The Appellants M/S Dalmia Power Limited and M/S Dalmia Cement (Bharat) Limited are public limited companies, incorporated under the Companies Act, 1956. In the present case, Appellant /Transferee Companies filed their original Returns of Income. Thereafter, they entered into Schemes of arrangement and Amalgamation with Transfer or Companies in 2017. The Schemes were finally sanctioned and approved by the NCLT, Chennai. Consequently, the Transferor/ Amalgamating Companies ceased to exist with effect from the Appointed Date, and the assets, profits and losses etc. were transferred to the books of the Transferee Companies/Amalgamated Companies. The Schemes incorporated provisions for filing the revised Returns the prescribed time limit since the Schemes would come into force retrospectively from the Appointed Date. Accordingly, the Appellants filed their Revised Returns. The recomputation would have a bearing on the total income of the Appellants with respect to the A.Y. 20162018.
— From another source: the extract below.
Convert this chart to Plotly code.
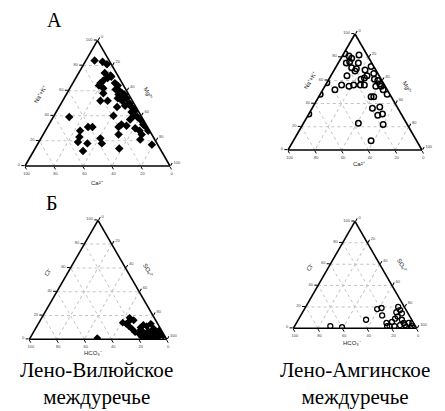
import plotly.graph_objects as go

# ---- data (percent), a = top apex, b = bottom-left, c = bottom-right ----
# Лено-Вилюйское, cations
lv_cat_a = [84, 83, 81, 74, 72, 71, 70, 68, 66, 64, 62, 66, 64, 61, 60, 58, 57, 57, 58, 52,
            52, 54, 52, 54, 50, 48, 47, 43, 40, 40, 39, 37, 37, 33, 32, 31, 33, 31, 28, 30,
            28, 25, 39, 31, 31, 28, 25, 21, 23, 22, 19, 18, 18, 17, 12, 14, 55, 47, 44]
lv_cat_b = [10, 5, 3, 8, 5, 5, 8, 12, 15, 17, 15, 5, 4, 7, 5, 4, 3, 7, 17, 22,
            17, 9, 7, 3, 3, 7, 3, 5, 19, 5, 3, 2, 9, 17, 14, 20, 2, 1, 1, 9,
            7, 7, 50, 41, 38, 48, 23, 10, 51, 37, 54, 48, 38, 4, 54, 28, 5, 13, 2]
lv_cat_c = [6, 12, 16, 18, 23, 24, 22, 20, 19, 19, 23, 29, 32, 32, 35, 38, 40, 36, 25, 26,
            31, 37, 41, 43, 47, 45, 50, 52, 41, 55, 58, 61, 54, 50, 54, 49, 65, 68, 71, 61,
            65, 68, 11, 28, 31, 24, 52, 69, 26, 41, 27, 34, 44, 79, 34, 58, 40, 40, 54]

# Лено-Амгинское, cations
la_cat_a = [83, 81, 79, 82, 76, 75, 71, 70, 68, 69, 72, 64, 61, 62, 66, 61, 60, 57, 55, 56,
            56, 56, 55, 56, 52, 52, 48, 46, 46, 36, 37, 30, 31, 23, 22, 8, 75, 64, 55, 58,
            48, 31]
la_cat_b = [16, 14, 13, 6, 16, 19, 17, 14, 16, 8, 2, 24, 15, 12, 3, 5, 3, 3, 7, 15,
            18, 23, 27, 32, 39, 3, 2, 15, 13, 19, 13, 18, 14, 36, 18, 34, 10, 9, 3, 42,
            52, 69]
la_cat_c = [1, 5, 8, 12, 8, 6, 12, 16, 16, 23, 26, 12, 24, 26, 31, 34, 37, 40, 38, 29,
            26, 21, 18, 12, 9, 45, 50, 39, 41, 45, 50, 52, 55, 41, 60, 58, 15, 27, 42, 0,
            0, 0]

# Лено-Вилюйское, anions
lv_an_a = [18, 16, 13, 14, 9, 11, 12, 11, 13, 9, 7, 6, 8, 6, 5, 2, 4, 5, 4, 2,
           2, 3, 1, 5, 1, 8, 6, 3, 7, 10, 4, 1, 15]
lv_an_b = [18, 16, 23, 25, 21, 22, 11, 9, 5, 5, 10, 14, 15, 4, 2, 5, 8, 10, 14, 14,
           17, 1, 8, 18, 50, 1, 20, 11, 7, 14, 3, 12, 20]
lv_an_c = [64, 68, 64, 61, 70, 67, 77, 80, 82, 86, 83, 80, 77, 90, 93, 93, 88, 85, 82, 84,
           81, 96, 91, 77, 49, 91, 74, 86, 86, 76, 93, 87, 65]

# Лено-Амгинское, anions
la_an_a = [18, 19, 12, 8, 2, 1, 20, 17, 15, 11, 9, 8, 6, 5, 2, 2, 3, 3, 5, 2,
           1, 5, 5, 14, 2, 0]
la_an_b = [23, 19, 22, 37, 69, 60, 5, 5, 9, 10, 13, 8, 17, 22, 21, 17, 12, 8, 4, 3,
           8, 8, 1, 5, 23, 5]
la_an_c = [59, 62, 66, 55, 29, 39, 75, 78, 76, 79, 78, 84, 77, 73, 77, 81, 85, 89, 91, 95,
           91, 87, 94, 81, 75, 95]

cat_labels = ["Na⁺+K⁺", "Mg²⁺", "Ca²⁺"]
an_labels = ["Cl⁻", "SO₄²⁻", "HCO₃⁻"]
panel_letters = ["А", "Б"]
captions = ["Лено-Вилюйское<br>междуречье", "Лено-Амгинское<br>междуречье"]

# page is 445x411 with the default 8px body margin around the figure
OFF = 8
W, H = 445 - OFF, 411 - OFF


def px(x, y):
    return (x - OFF) / W, 1 - (y - OFF) / H


fig = go.Figure()

fig.add_trace(go.Scatterternary(a=lv_cat_a, b=lv_cat_b, c=lv_cat_c, mode="markers",
                                subplot="ternary",
                                marker=dict(symbol="diamond", size=6.5, color="black"),
                                showlegend=False))
fig.add_trace(go.Scatterternary(a=la_cat_a, b=la_cat_b, c=la_cat_c, mode="markers",
                                subplot="ternary2",
                                marker=dict(symbol="circle-open", size=5.5, color="black",
                                            line=dict(width=1.5)),
                                showlegend=False))
fig.add_trace(go.Scatterternary(a=lv_an_a, b=lv_an_b, c=lv_an_c, mode="markers",
                                subplot="ternary3",
                                marker=dict(symbol="diamond", size=6, color="black"),
                                showlegend=False))
fig.add_trace(go.Scatterternary(a=la_an_a, b=la_an_b, c=la_an_c, mode="markers",
                                subplot="ternary4",
                                marker=dict(symbol="circle-open", size=5, color="black",
                                            line=dict(width=1.3)),
                                showlegend=False))


def axis():
    return dict(showline=True, linecolor="black", linewidth=1.6,
                showgrid=True, gridcolor="#c4c4c4", gridwidth=1, griddash="dot",
                ticks="outside", ticklen=3, tickcolor="black", tickwidth=1,
                dtick=20, tickfont=dict(size=4, color="#444", family="Liberation Sans"),
                title=dict(text=""))


def tern(x0, x1, ybot, ytop):
    xa, yb = px(x0, ybot)
    xb, yt = px(x1, ytop)
    return dict(domain=dict(x=[xa, xb], y=[yb, yt]),
                sum=100, bgcolor="white",
                aaxis=axis(), baxis=axis(), caxis=axis())


fig.update_layout(
    width=W, height=H, margin=dict(l=0, r=0, t=0, b=0),
    paper_bgcolor="white", plot_bgcolor="white",
    ternary=tern(25, 170, 166, 40.4),
    ternary2=tern(288, 422, 150, 34),
    ternary3=tern(29.3, 166.7, 339.3, 220.3),
    ternary4=tern(293.3, 416.7, 328.3, 221.4),
)

ann = []
lab_pos = [
    (cat_labels, [(40, 95), (148, 93), (97, 183)]),
    (cat_labels, [(310, 81), (407, 87), (359, 164)]),
    (an_labels, [(48, 272), (148, 270), (93, 353)]),
    (an_labels, [(310, 267), (402, 265), (352, 343)]),
]
for labels, pos in lab_pos:
    for lab, (x, y), ang in zip(labels, pos, [-60, 60, 0]):
        xx, yy = px(x, y)
        ann.append(dict(x=xx, y=yy, xref="paper", yref="paper", text=lab, showarrow=False,
                        xanchor="center", yanchor="middle", textangle=ang,
                        font=dict(size=6, color="#222", family="Liberation Sans")))

for letter, (x, y) in zip(panel_letters, [(54, 20), (51, 203)]):
    xx, yy = px(x, y)
    ann.append(dict(x=xx, y=yy, xref="paper", yref="paper", text=letter, showarrow=False,
                    xanchor="center", yanchor="middle",
                    font=dict(size=20, color="black", family="Liberation Serif")))

for cap, x in zip(captions, [96, 355]):
    xx, yy = px(x, 410)
    ann.append(dict(x=xx, y=yy, xref="paper", yref="paper", text=cap, showarrow=False,
                    xanchor="center", yanchor="bottom", borderpad=0,
                    font=dict(size=21, color="black", family="Liberation Serif")))

fig.update_layout(annotations=ann)
fig.write_html("out.html")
The Department submitted by virtue of Section 139(5) and 119(2)(b) of the Income Tax Act that the Appellant ought to have made an application for condonation of delay, and sought permission from the CBDT, before filing the revised Returns beyond the statutory period. The Appellants having belatedly filed their revised Returns beyond the due date for A.Y. 20162017, the assessment could only be done on the basis of the original Returns filed by the Appellants. Section 139(5) of the Income Tax Act, as it stood at the relevant time, makes it clear that where an assessee furnishes a return under subsection (1) or subsection (4) of Section 139, and later discovers an omission or mistake therein, he may furnish a revised return at any time before the expiry of one year from the end of the relevant assessment year or before the completion of the assessment, whichever is earlier.
The appellant submitted that since the revised Returns were not filed on account of omission or wrong statement or omission contained therein. The delay occurred on account of the time taken to obtain the sanction of the Schemes of Arrangement and Amalgamation from the NCLT.
The two-judge bench comprising of Justice Uday Umesh Lalit and Justice Indu Malhotra held that impossibility for the assessee companies to have filed the revised Returns of Income before the due date since the NCLT take time for passing the last orders for granting approval and sanction of the Schemes. The Department submitted that the Appellants ought to have made a representation to the Board under Section 119(2)(b) of the Income Tax Act for condonation of delay while filing the revised Returns. But which is applicable in cases of genuine hardship to admit an application, claim any exemption, deduction, refund or any other relief under this Act after the expiry the stipulated period under the Income Tax Act. In the present case, the predecessor companies/transferor companies have been succeeded by the Appellants/transferee companies who have taken over their business along with all assets, liabilities, profits and losses etc. In view of the provisions of Section 170(1) of the Income Tax Act, the Department is required to assess the income of the Appellants after taking into account the revised Returns filed after the amalgamation of the companies.